OECD has decided to go ahead with a global digital tax
The OECD member states have agreed to move ahead with the plan to reach a global solution by 2020 to harmonise tax regimes on the digital companies.
January 30, 2019
The OECD member states have agreed to move ahead with the plan to reach a global solution by 2020 to harmonise tax regimes on the digital companies.
The OECD and the G20 have a joint working mechanism, called Inclusive Framework, to address the tax issues related to digital economy, covered under an umbrella concept of Base Erosion and Profit Shifting (BEPS). After the most recent Inclusive Framework meeting held 23-24 January, a Policy Note was published to outline the agreed framework of the future solution.
“The international community has taken a significant step forward toward resolving the tax challenges arising from digitalisation. Countries have agreed to explore potential solutions that would update fundamental tax principles for a twenty-first century economy, when firms can be heavily involved in the economic life of different jurisdictions without any significant physical presence and where new and often intangible drivers of value become more and more important,” said Pascal Saint-Amans, director of the OECD Centre for Tax Policy and Administration. “In addition, the features of the digitalised economy exacerbate risks, enabling structures that shift profits to entities that escape taxation or are taxed at only very low rates. We are now exploring this issue and possible solutions,” Saint-Amans added.
In essence, the solution will be based on consensus on two key areas, or “pillars”: “One pillar addresses the broader challenges of the digitalised economy and focuses on the allocation of taxing rights, and a second pillar addresses remaining BEPS issue,” as the Note put it.
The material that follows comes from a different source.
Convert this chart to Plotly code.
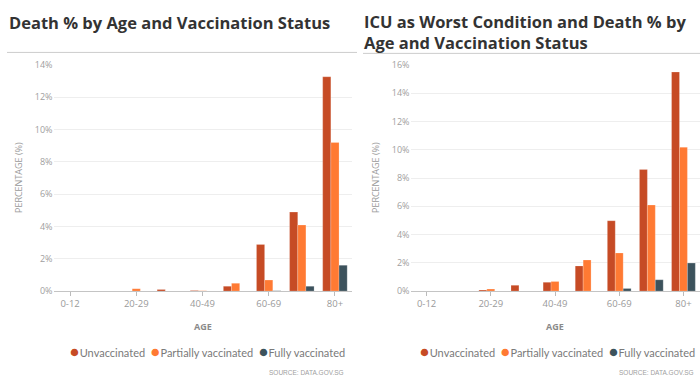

The first pillar will focus on how to modify the current tax practices based on physical locations of the businesses, re-examining the so-called ‘nexus’ rules, that is how to determine the connection a business has with a given jurisdiction, and the rules that govern how much profit should be allocated to the business conducted there.
The second pillar refers to the issues not yet addressed by the on-going BEPS project. In the past two years, a Forum on Harmful Tax Practices (FHTP), under the aegis of OECD/G20 BEPS Project, has reviewed and assess 255 tax regimes (there can be multiple tax regimes in one tax jurisdiction). The majority of them are either deemed not harmful, or amended to be not harmful, or abolished. These are submitted by signatories on the “Multilateral Convention to Implement Tax Treaty Related Measures to Prevent Base Erosion and Profit Shifting”. So far, 87 jurisdictions have signed on the Convention. 19 of them have completed their domestic ratification processes, where the Convention has already become effective, or are going to come into effect soon.
However, the Inclusive Framework recognises that BEPS would not be able to cover every loophole, and there would be “continued risk of profit shifting to entities subject to no or very low taxation through the development of two inter- related rules, i.e. an income inclusion rule and a tax on base eroding payments”. Therefore the second pillar will be on how to make the solution more future-proof.
More detailed proposals will be published in the coming weeks, and they will be submitted to the next G20 Summit meeting in June.
The OECD/G20 programme is part of a global move to hold the webscale companies accountable to their tax obligations. Earlier countries like France and Spain have taken the matter in their own hands, while the EU was working to reach a Union-wide consensus but the Council of Finance Ministers failed to approve it in December 2018. However, if the OECD consensus is accepted by 2021, the EU would withdraw its own tax anyway, according to the original plan.
Tax regulations can become draconian. For example, the US tax code has gone from 400 pages in 1913 to nearly 75,000 pages now. The Inclusive Framework is mindful of the danger, therefore demand the member jurisdictions “to make any rules as simple as the tax policy context permits, including through the exploration of simplification measures.”